The Existentially Curious said...

I found this graph from the xkcd blog that puts things in perspective pretty well -

Neil Bates said...

Dr Pion, good overall but here's a tip from a former radcon worker: AFAICT, you forgot to mention radioactive *daughter products*! Think, when many nuclei decay, they don't turn into a stable isotope, but into another radioactive one. What if the DP has a half-life of a year? So say, after 80 days most of an original isotope of half-life 8 days has decayed, but leaving plenty of highly radioactive stuff with HL of one year! etc.

I don't know the case for the Iodine (and REM also could be mix of isotopes), just making general point.

So many well-meaning people forget, so many ill-meaning people use to deceive.

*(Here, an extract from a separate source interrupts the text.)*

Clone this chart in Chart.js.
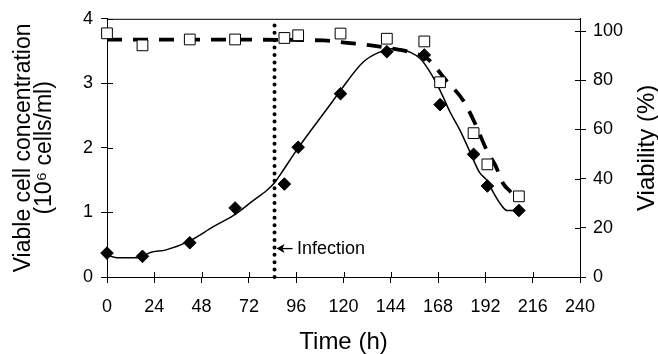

"Fine minds make find distinctions."

Doctor Pion said...

That is an excellent point, but mostly of importance for heavier isotopes (like the actinides) where there is a long decay chain.

I-131 decays to Xe-131, which is stable and also not biologically active.

That last detail is as important as decay chains. Biological activity is a major contributor to risk.

Even if the I-131 daughter was radioactive (Xe-131 has a metastable state that is radioactive but not populated by beta decay), it would not be preferentially absorbed by the body. It would be ignored.